GIVEN MATERIAL:
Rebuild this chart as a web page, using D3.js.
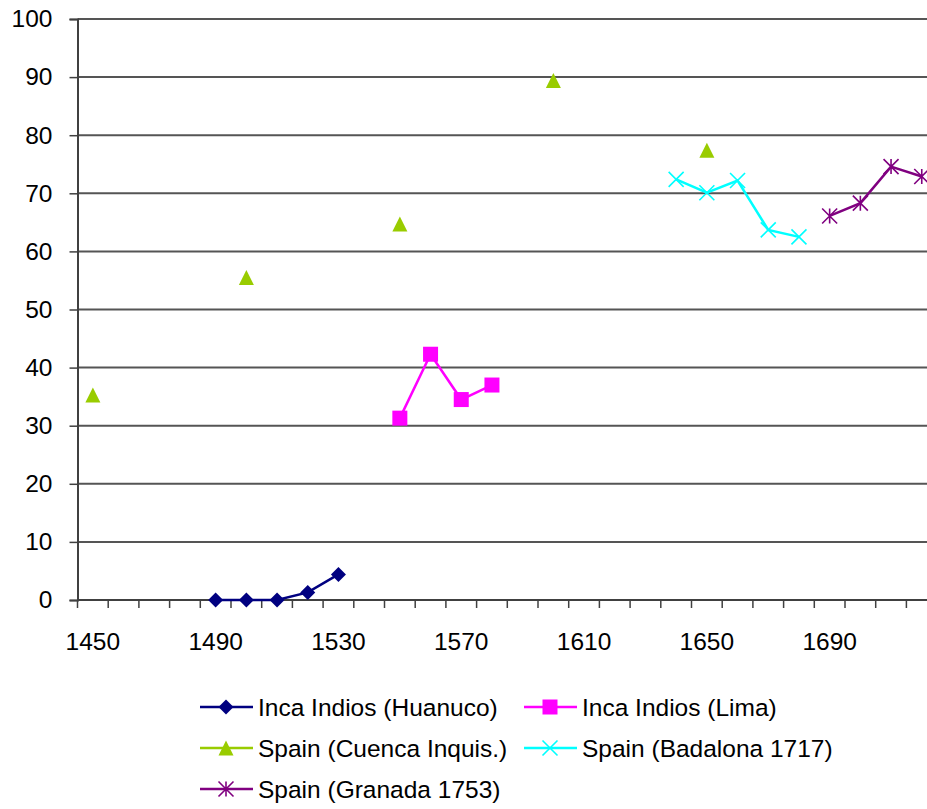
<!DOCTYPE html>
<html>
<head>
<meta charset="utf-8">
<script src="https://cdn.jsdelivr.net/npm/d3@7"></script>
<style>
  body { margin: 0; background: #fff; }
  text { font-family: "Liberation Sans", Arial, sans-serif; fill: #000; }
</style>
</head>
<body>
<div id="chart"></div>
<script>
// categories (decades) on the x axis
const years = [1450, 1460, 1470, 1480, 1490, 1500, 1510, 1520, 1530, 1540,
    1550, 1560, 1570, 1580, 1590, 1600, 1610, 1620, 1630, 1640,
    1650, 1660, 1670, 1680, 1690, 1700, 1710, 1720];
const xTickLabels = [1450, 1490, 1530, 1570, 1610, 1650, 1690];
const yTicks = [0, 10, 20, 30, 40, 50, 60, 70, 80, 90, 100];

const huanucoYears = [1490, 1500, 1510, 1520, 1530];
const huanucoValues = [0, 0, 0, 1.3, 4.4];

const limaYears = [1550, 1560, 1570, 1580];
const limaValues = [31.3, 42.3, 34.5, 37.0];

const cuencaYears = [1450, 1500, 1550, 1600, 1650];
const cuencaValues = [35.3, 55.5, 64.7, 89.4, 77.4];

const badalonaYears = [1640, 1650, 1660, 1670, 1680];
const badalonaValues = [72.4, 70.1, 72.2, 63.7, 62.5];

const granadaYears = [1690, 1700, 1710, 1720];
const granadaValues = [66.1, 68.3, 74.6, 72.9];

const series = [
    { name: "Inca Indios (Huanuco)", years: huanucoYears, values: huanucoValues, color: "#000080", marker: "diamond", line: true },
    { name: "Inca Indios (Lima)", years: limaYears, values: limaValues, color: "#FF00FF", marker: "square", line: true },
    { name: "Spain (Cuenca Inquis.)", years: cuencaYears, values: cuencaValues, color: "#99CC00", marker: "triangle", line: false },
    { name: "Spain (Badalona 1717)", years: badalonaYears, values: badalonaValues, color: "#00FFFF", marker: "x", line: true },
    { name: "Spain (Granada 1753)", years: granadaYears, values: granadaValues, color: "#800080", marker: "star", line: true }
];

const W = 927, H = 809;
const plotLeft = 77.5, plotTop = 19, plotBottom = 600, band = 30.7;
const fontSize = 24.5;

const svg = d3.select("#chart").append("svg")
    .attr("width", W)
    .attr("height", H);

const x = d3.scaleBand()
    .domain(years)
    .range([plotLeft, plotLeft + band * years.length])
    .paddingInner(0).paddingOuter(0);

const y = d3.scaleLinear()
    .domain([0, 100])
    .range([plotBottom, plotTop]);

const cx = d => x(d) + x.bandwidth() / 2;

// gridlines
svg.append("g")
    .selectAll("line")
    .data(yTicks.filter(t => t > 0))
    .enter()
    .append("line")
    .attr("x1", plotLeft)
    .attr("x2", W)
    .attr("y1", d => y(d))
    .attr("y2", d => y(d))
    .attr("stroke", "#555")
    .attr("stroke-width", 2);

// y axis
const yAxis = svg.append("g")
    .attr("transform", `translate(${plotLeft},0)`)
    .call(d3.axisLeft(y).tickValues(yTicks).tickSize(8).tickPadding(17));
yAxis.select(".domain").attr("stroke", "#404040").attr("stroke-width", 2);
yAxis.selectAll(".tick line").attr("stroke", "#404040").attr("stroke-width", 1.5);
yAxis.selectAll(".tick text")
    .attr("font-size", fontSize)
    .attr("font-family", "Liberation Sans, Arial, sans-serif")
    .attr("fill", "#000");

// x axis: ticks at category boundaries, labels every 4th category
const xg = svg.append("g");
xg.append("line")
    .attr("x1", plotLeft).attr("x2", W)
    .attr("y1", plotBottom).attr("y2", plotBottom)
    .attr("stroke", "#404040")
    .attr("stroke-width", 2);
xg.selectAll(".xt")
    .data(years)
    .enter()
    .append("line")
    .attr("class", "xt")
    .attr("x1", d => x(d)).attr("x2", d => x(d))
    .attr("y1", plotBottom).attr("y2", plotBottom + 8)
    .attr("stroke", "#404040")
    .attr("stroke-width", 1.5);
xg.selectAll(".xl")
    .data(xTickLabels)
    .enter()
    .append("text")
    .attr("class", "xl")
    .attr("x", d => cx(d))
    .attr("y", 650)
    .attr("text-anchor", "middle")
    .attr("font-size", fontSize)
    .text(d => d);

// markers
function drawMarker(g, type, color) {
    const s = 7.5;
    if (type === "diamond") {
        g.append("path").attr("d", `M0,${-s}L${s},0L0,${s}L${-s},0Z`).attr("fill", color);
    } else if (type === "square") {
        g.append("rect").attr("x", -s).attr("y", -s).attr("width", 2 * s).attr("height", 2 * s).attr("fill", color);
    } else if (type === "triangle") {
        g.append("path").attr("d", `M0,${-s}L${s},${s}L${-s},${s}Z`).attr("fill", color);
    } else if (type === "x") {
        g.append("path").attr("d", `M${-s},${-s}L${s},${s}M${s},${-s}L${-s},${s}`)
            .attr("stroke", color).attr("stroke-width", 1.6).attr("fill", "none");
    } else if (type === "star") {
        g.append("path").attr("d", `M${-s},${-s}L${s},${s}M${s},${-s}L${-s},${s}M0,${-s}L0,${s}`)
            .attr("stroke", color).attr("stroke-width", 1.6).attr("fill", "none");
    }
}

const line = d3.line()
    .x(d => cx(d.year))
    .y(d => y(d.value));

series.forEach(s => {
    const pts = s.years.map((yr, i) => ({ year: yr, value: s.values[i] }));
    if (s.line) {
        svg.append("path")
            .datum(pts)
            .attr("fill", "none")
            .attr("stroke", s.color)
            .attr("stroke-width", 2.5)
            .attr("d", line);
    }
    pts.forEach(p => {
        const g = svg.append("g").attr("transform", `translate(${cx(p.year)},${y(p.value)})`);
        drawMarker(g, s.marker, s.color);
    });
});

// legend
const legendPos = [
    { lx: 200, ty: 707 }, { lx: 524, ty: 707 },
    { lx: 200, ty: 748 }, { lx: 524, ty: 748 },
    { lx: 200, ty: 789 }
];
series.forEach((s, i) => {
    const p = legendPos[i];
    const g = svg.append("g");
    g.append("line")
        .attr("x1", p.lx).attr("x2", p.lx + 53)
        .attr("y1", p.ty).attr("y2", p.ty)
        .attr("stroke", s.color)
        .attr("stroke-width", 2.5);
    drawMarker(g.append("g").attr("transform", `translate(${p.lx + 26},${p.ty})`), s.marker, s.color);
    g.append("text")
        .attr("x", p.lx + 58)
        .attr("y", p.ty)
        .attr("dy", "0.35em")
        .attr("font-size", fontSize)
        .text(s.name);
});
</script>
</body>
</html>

AIM: Transcribe the full listing character for character. Pictures are excluded.

THE RESPONSE:
Rebuild this chart as a web page, using D3.js.
<!DOCTYPE html>
<html>
<head>
<meta charset="utf-8">
<script src="https://cdn.jsdelivr.net/npm/d3@7"></script>
<style>
  body { margin: 0; background: #fff; }
  text { font-family: "Liberation Sans", Arial, sans-serif; fill: #000; }
</style>
</head>
<body>
<div id="chart"></div>
<script>
// categories (decades) on the x axis
const years = [1450, 1460, 1470, 1480, 1490, 1500, 1510, 1520, 1530, 1540,
    1550, 1560, 1570, 1580, 1590, 1600, 1610, 1620, 1630, 1640,
    1650, 1660, 1670, 1680, 1690, 1700, 1710, 1720];
const xTickLabels = [1450, 1490, 1530, 1570, 1610, 1650, 1690];
const yTicks = [0, 10, 20, 30, 40, 50, 60, 70, 80, 90, 100];

const huanucoYears = [1490, 1500, 1510, 1520, 1530];
const huanucoValues = [0, 0, 0, 1.3, 4.4];

const limaYears = [1550, 1560, 1570, 1580];
const limaValues = [31.3, 42.3, 34.5, 37.0];

const cuencaYears = [1450, 1500, 1550, 1600, 1650];
const cuencaValues = [35.3, 55.5, 64.7, 89.4, 77.4];

const badalonaYears = [1640, 1650, 1660, 1670, 1680];
const badalonaValues = [72.4, 70.1, 72.2, 63.7, 62.5];

const granadaYears = [1690, 1700, 1710, 1720];
const granadaValues = [66.1, 68.3, 74.6, 72.9];

const series = [
    { name: "Inca Indios (Huanuco)", years: huanucoYears, values: huanucoValues, color: "#000080", marker: "diamond", line: true },
    { name: "Inca Indios (Lima)", years: limaYears, values: limaValues, color: "#FF00FF", marker: "square", line: true },
    { name: "Spain (Cuenca Inquis.)", years: cuencaYears, values: cuencaValues, color: "#99CC00", marker: "triangle", line: false },
    { name: "Spain (Badalona 1717)", years: badalonaYears, values: badalonaValues, color: "#00FFFF", marker: "x", line: true },
    { name: "Spain (Granada 1753)", years: granadaYears, values: granadaValues, color: "#800080", marker: "star", line: true }
];

const W = 927, H = 809;
const plotLeft = 77.5, plotTop = 19, plotBottom = 600, band = 30.7;
const fontSize = 24.5;

const svg = d3.select("#chart").append("svg")
    .attr("width", W)
    .attr("height", H);

const x = d3.scaleBand()
    .domain(years)
    .range([plotLeft, plotLeft + band * years.length])
    .paddingInner(0).paddingOuter(0);

const y = d3.scaleLinear()
    .domain([0, 100])
    .range([plotBottom, plotTop]);

const cx = d => x(d) + x.bandwidth() / 2;

// gridlines
svg.append("g")
    .selectAll("line")
    .data(yTicks.filter(t => t > 0))
    .enter()
    .append("line")
    .attr("x1", plotLeft)
    .attr("x2", W)
    .attr("y1", d => y(d))
    .attr("y2", d => y(d))
    .attr("stroke", "#555")
    .attr("stroke-width", 2);

// y axis
const yAxis = svg.append("g")
    .attr("transform", `translate(${plotLeft},0)`)
    .call(d3.axisLeft(y).tickValues(yTicks).tickSize(8).tickPadding(17));
yAxis.select(".domain").attr("stroke", "#404040").attr("stroke-width", 2);
yAxis.selectAll(".tick line").attr("stroke", "#404040").attr("stroke-width", 1.5);
yAxis.selectAll(".tick text")
    .attr("font-size", fontSize)
    .attr("font-family", "Liberation Sans, Arial, sans-serif")
    .attr("fill", "#000");

// x axis: ticks at category boundaries, labels every 4th category
const xg = svg.append("g");
xg.append("line")
    .attr("x1", plotLeft).attr("x2", W)
    .attr("y1", plotBottom).attr("y2", plotBottom)
    .attr("stroke", "#404040")
    .attr("stroke-width", 2);
xg.selectAll(".xt")
    .data(years)
    .enter()
    .append("line")
    .attr("class", "xt")
    .attr("x1", d => x(d)).attr("x2", d => x(d))
    .attr("y1", plotBottom).attr("y2", plotBottom + 8)
    .attr("stroke", "#404040")
    .attr("stroke-width", 1.5);
xg.selectAll(".xl")
    .data(xTickLabels)
    .enter()
    .append("text")
    .attr("class", "xl")
    .attr("x", d => cx(d))
    .attr("y", 650)
    .attr("text-anchor", "middle")
    .attr("font-size", fontSize)
    .text(d => d);

// markers
function drawMarker(g, type, color) {
    const s = 7.5;
    if (type === "diamond") {
        g.append("path").attr("d", `M0,${-s}L${s},0L0,${s}L${-s},0Z`).attr("fill", color);
    } else if (type === "square") {
        g.append("rect").attr("x", -s).attr("y", -s).attr("width", 2 * s).attr("height", 2 * s).attr("fill", color);
    } else if (type === "triangle") {
        g.append("path").attr("d", `M0,${-s}L${s},${s}L${-s},${s}Z`).attr("fill", color);
    } else if (type === "x") {
        g.append("path").attr("d", `M${-s},${-s}L${s},${s}M${s},${-s}L${-s},${s}`)
            .attr("stroke", color).attr("stroke-width", 1.6).attr("fill", "none");
    } else if (type === "star") {
        g.append("path").attr("d", `M${-s},${-s}L${s},${s}M${s},${-s}L${-s},${s}M0,${-s}L0,${s}`)
            .attr("stroke", color).attr("stroke-width", 1.6).attr("fill", "none");
    }
}

const line = d3.line()
    .x(d => cx(d.year))
    .y(d => y(d.value));

series.forEach(s => {
    const pts = s.years.map((yr, i) => ({ year: yr, value: s.values[i] }));
    if (s.line) {
        svg.append("path")
            .datum(pts)
            .attr("fill", "none")
            .attr("stroke", s.color)
            .attr("stroke-width", 2.5)
            .attr("d", line);
    }
    pts.forEach(p => {
        const g = svg.append("g").attr("transform", `translate(${cx(p.year)},${y(p.value)})`);
        drawMarker(g, s.marker, s.color);
    });
});

// legend
const legendPos = [
    { lx: 200, ty: 707 }, { lx: 524, ty: 707 },
    { lx: 200, ty: 748 }, { lx: 524, ty: 748 },
    { lx: 200, ty: 789 }
];
series.forEach((s, i) => {
    const p = legendPos[i];
    const g = svg.append("g");
    g.append("line")
        .attr("x1", p.lx).attr("x2", p.lx + 53)
        .attr("y1", p.ty).attr("y2", p.ty)
        .attr("stroke", s.color)
        .attr("stroke-width", 2.5);
    drawMarker(g.append("g").attr("transform", `translate(${p.lx + 26},${p.ty})`), s.marker, s.color);
    g.append("text")
        .attr("x", p.lx + 58)
        .attr("y", p.ty)
        .attr("dy", "0.35em")
        .attr("font-size", fontSize)
        .text(s.name);
});
</script>
</body>
</html>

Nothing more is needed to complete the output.